The Council of Europe has been concerned with the situation of refugees and migrants over many years and it has paid significant recent attention to the protection of refugee and migrant children. In particular, building on its human rights standards, in 2010, the Council of Europe Committee of Ministers adopted the Guidelines on child-friendly justice, recognising that “specific protection and assistance may need to be granted to more vulnerable children, such as migrant children, refugee and asylum-seeking children.” In 2016, the Secretary General of the Council of Europe identified a series of immediate priority actions to protect children affected by the refugee crisis and appointed a Special Representative on migration and refugees with a special mandate on the protection of refugee and migrant children. In 2017, based on the findings of the Special Representative of the Secretary General on migration and refugees the Committee of Ministers of the Council of Europe adopted an organisation-wide Action Plan on protecting refugee and migrant children in Europe (2017-19), with the purpose of improving children’s access to their rights and to child-friendly procedures, of providing children with effective protection from different forms of violence and of enhancing the integration of children who are to remain in Europe.

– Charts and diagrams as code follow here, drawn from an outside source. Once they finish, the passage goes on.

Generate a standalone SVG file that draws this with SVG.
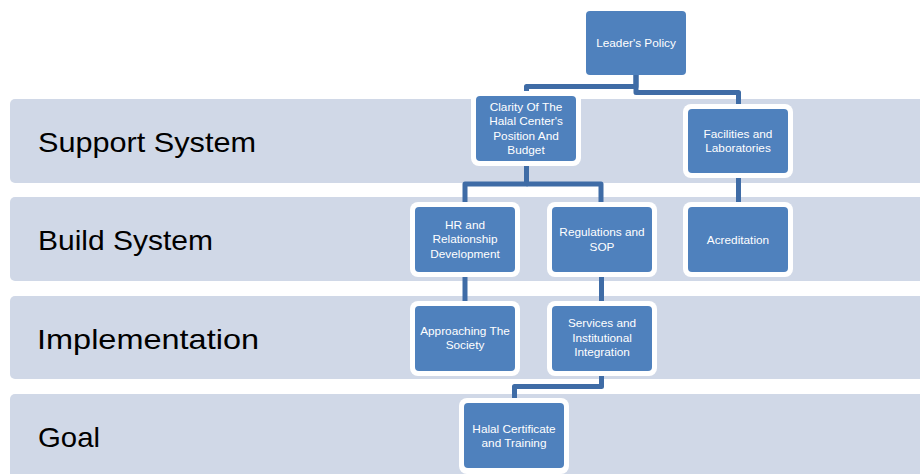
<svg xmlns="http://www.w3.org/2000/svg" width="920" height="474" viewBox="0 0 920 474">
  <style>
    .band { fill: #D0D8E7; }
    .band-label { font-family: "Liberation Sans", Arial, sans-serif; font-size: 28px; fill: #000000; }
    .halo { fill: #FFFFFF; }
    .box { fill: #4F81BD; }
    .label { font-family: "Liberation Sans", Arial, sans-serif; font-size: 11.8px; fill: #FFFFFF; text-anchor: middle; }
    .link { fill: none; stroke: #3F6CA6; stroke-width: 5; stroke-linejoin: round; stroke-linecap: butt; }
  </style>

  <rect width="920" height="474" fill="#FFFFFF"/>

  <!-- horizontal level bands -->
  <g id="bands">
    <rect class="band" x="10" y="99" width="920" height="84" rx="5"/>
    <rect class="band" x="10" y="197" width="920" height="84" rx="5"/>
    <rect class="band" x="10" y="296" width="920" height="83" rx="5"/>
    <rect class="band" x="10" y="394" width="920" height="90" rx="5"/>
    <text class="band-label" x="38" y="152" textLength="218" lengthAdjust="spacingAndGlyphs">Support System</text>
    <text class="band-label" x="38" y="250" textLength="175" lengthAdjust="spacingAndGlyphs">Build System</text>
    <text class="band-label" x="37" y="349" textLength="222" lengthAdjust="spacingAndGlyphs">Implementation</text>
    <text class="band-label" x="38" y="447" textLength="62" lengthAdjust="spacingAndGlyphs">Goal</text>
  </g>

  <!-- elbow connectors -->
  <g id="connectors">
    <path class="link" d="M636 75 V92.5 H738.5 V104"/>
    <path class="link" d="M636 75 V86.5 H526.5 V96"/>
    <path class="link" d="M526.5 161 V184 H465 V202"/>
    <path class="link" d="M526.5 184 H601 V202"/>
    <path class="link" d="M738.5 173 V202"/>
    <path class="link" d="M465 272 V301"/>
    <path class="link" d="M601.5 272 V301"/>
    <path class="link" d="M601.5 371 V386.5 H514.5 V399"/>
  </g>

  <g id="leaders-policy">
    <rect class="box" x="586" y="11" width="100" height="64" rx="4"/>
    <text class="label" x="636" y="47">Leader's Policy</text>
  </g>

  <g id="clarity">
    <rect class="halo" x="471" y="91" width="110" height="75" rx="8"/>
    <rect class="box" x="476" y="96" width="100" height="65" rx="4"/>
    <text class="label" x="526" y="110.6">Clarity Of The</text>
    <text class="label" x="526" y="125.2">Halal Center's</text>
    <text class="label" x="526" y="139.8">Position And</text>
    <text class="label" x="526" y="154.4">Budget</text>
  </g>

  <g id="facilities">
    <rect class="halo" x="683" y="104" width="110" height="74" rx="8"/>
    <rect class="box" x="688" y="109" width="100" height="64" rx="4"/>
    <text class="label" x="738" y="137.7">Facilities and</text>
    <text class="label" x="738" y="152.3">Laboratories</text>
  </g>

  <g id="hr">
    <rect class="halo" x="410" y="202" width="110" height="75" rx="8"/>
    <rect class="box" x="415" y="207" width="100" height="65" rx="4"/>
    <text class="label" x="465" y="228.5">HR and</text>
    <text class="label" x="465" y="243.1">Relationship</text>
    <text class="label" x="465" y="257.7">Development</text>
  </g>

  <g id="regulations">
    <rect class="halo" x="547" y="202" width="110" height="75" rx="8"/>
    <rect class="box" x="552" y="207" width="100" height="65" rx="4"/>
    <text class="label" x="602" y="236.2">Regulations and</text>
    <text class="label" x="602" y="250.8">SOP</text>
  </g>

  <g id="acreditation">
    <rect class="halo" x="683" y="202" width="110" height="75" rx="8"/>
    <rect class="box" x="688" y="207" width="100" height="65" rx="4"/>
    <text class="label" x="738" y="244">Acreditation</text>
  </g>

  <g id="approaching">
    <rect class="halo" x="410" y="301" width="110" height="75" rx="8"/>
    <rect class="box" x="415" y="306" width="100" height="65" rx="4"/>
    <text class="label" x="465" y="334.7">Approaching The</text>
    <text class="label" x="465" y="349.3">Society</text>
  </g>

  <g id="services">
    <rect class="halo" x="547" y="301" width="110" height="75" rx="8"/>
    <rect class="box" x="552" y="306" width="100" height="65" rx="4"/>
    <text class="label" x="602" y="326.9">Services and</text>
    <text class="label" x="602" y="341.5">Institutional</text>
    <text class="label" x="602" y="356.1">Integration</text>
  </g>

  <g id="halal-certificate">
    <rect class="halo" x="459" y="398" width="110" height="76" rx="8"/>
    <rect class="box" x="464" y="403" width="100" height="65" rx="4"/>
    <text class="label" x="514" y="433">Halal Certificate</text>
    <text class="label" x="514" y="446.6">and Training</text>
  </g>
</svg>
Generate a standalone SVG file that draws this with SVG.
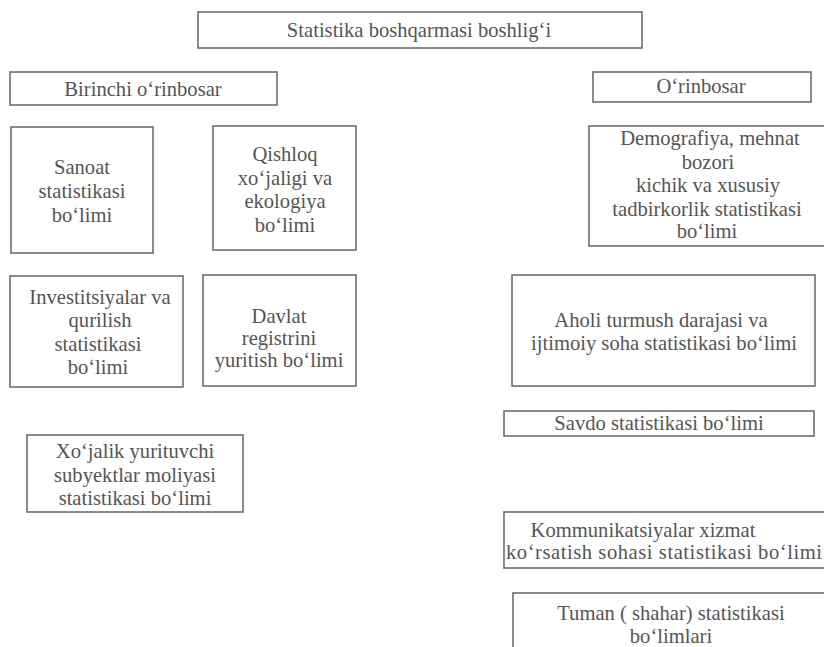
<svg xmlns="http://www.w3.org/2000/svg" width="824" height="647" viewBox="0 0 824 647">
<style>
.b{fill:#fff;stroke:#6e6e6e;stroke-width:1.6}
.t{font-family:"Liberation Serif","Times New Roman",serif;font-size:20.6px;fill:#555;text-anchor:middle}
</style>
<rect width="824" height="647" fill="#fff"/>
<g id="connectors"></g>
<g id="n_head"><rect class="b" x="198" y="12" width="444" height="36"/><text class="t" x="419" y="37">Statistika boshqarmasi boshligʻi</text></g>
<g id="n_first"><rect class="b" x="10" y="72" width="267" height="33"/><text class="t" x="143" y="96">Birinchi oʻrinbosar</text></g>
<g id="n_deputy"><rect class="b" x="593" y="72" width="218" height="30"/><text class="t" x="701" y="93">Oʻrinbosar</text></g>
<g id="n_sanoat"><rect class="b" x="11" y="127" width="142" height="126"/><text class="t" x="82" y="174">Sanoat</text><text class="t" x="82" y="198">statistikasi</text><text class="t" x="82" y="222">boʻlimi</text></g>
<g id="n_qishloq"><rect class="b" x="213" y="126" width="143" height="124"/><text class="t" x="285" y="161">Qishloq</text><text class="t" x="285" y="185">xoʻjaligi va</text><text class="t" x="285" y="208">ekologiya</text><text class="t" x="285" y="232">boʻlimi</text></g>
<g id="n_demo"><rect class="b" x="589" y="126" width="240" height="120"/><text class="t" x="710" y="145">Demografiya, mehnat</text><text class="t" x="708" y="169">bozori</text><text class="t" x="708" y="192">kichik va xususiy</text><text class="t" x="707" y="216">tadbirkorlik statistikasi</text><text class="t" x="707" y="238">boʻlimi</text></g>
<g id="n_invest"><rect class="b" x="10" y="276" width="173" height="111"/><text class="t" x="100" y="304">Investitsiyalar va</text><text class="t" x="100" y="327">qurilish</text><text class="t" x="98" y="351">statistikasi</text><text class="t" x="98" y="374">boʻlimi</text></g>
<g id="n_davlat"><rect class="b" x="203" y="275" width="153" height="111"/><text class="t" x="279" y="323">Davlat</text><text class="t" x="279" y="345">registrini</text><text class="t" x="279" y="367">yuritish boʻlimi</text></g>
<g id="n_aholi"><rect class="b" x="512" y="275" width="303" height="111"/><text class="t" x="661" y="327">Aholi turmush darajasi va</text><text class="t" x="664" y="350">ijtimoiy soha statistikasi boʻlimi</text></g>
<g id="n_savdo"><rect class="b" x="504" y="411" width="310" height="25"/><text class="t" x="659" y="430">Savdo statistikasi boʻlimi</text></g>
<g id="n_xojalik"><rect class="b" x="27" y="435" width="216" height="77"/><text class="t" x="135" y="458">Xoʻjalik yurituvchi</text><text class="t" x="135" y="482">subyektlar moliyasi</text><text class="t" x="135" y="505">statistikasi boʻlimi</text></g>
<g id="n_komm"><rect class="b" x="504" y="512" width="324" height="56"/><text class="t" x="643" y="537">Kommunikatsiyalar xizmat</text><text class="t" x="664" y="559" textLength="316" lengthAdjust="spacing">koʻrsatish sohasi statistikasi boʻlimi</text></g>
<g id="n_tuman"><rect class="b" x="513" y="593" width="320" height="70"/><text class="t" x="671" y="620">Tuman ( shahar) statistikasi</text><text class="t" x="671" y="643">boʻlimlari</text></g>
</svg>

This compilation contributes to the implementation of the Action Plan objectives by bringing together international and European standards on child-friendly practices in the context of migration with illustrations from practice of the kind of initiatives, programmes and procedures that serve to implement these standards. It presents evidence that in most if not all areas of migration practice, international and European instruments exist to guide and inform how migration procedures promote children’s rights. In particular, the compilation addresses a wide range of issues, including the standards that must be applied to: the child’s registration and age determination, the child’s treatment in the migration decision-making process and measures that promote their rights – to protection, family care and to education. The compilation also highlights the imperative of finding a durable solution to what can often be a highly precarious situation for the child, whether accompanied or not, and makes clear that the child should be kept out of security or custodial settings while measures are taken to ensure that he/she is safely housed and provided with protection or is returned to their country of origin or resettled in their new home, after an appropriate assessment of the child’s best interests. What the compilation illustrates is the range and depth of standards currently set out in international and European law, both in European Union (EU) law and Council of Europe treaties and recommendations, and as set out it provides detailed guidance for states as to how best to promote child-friendly practices in the migration process.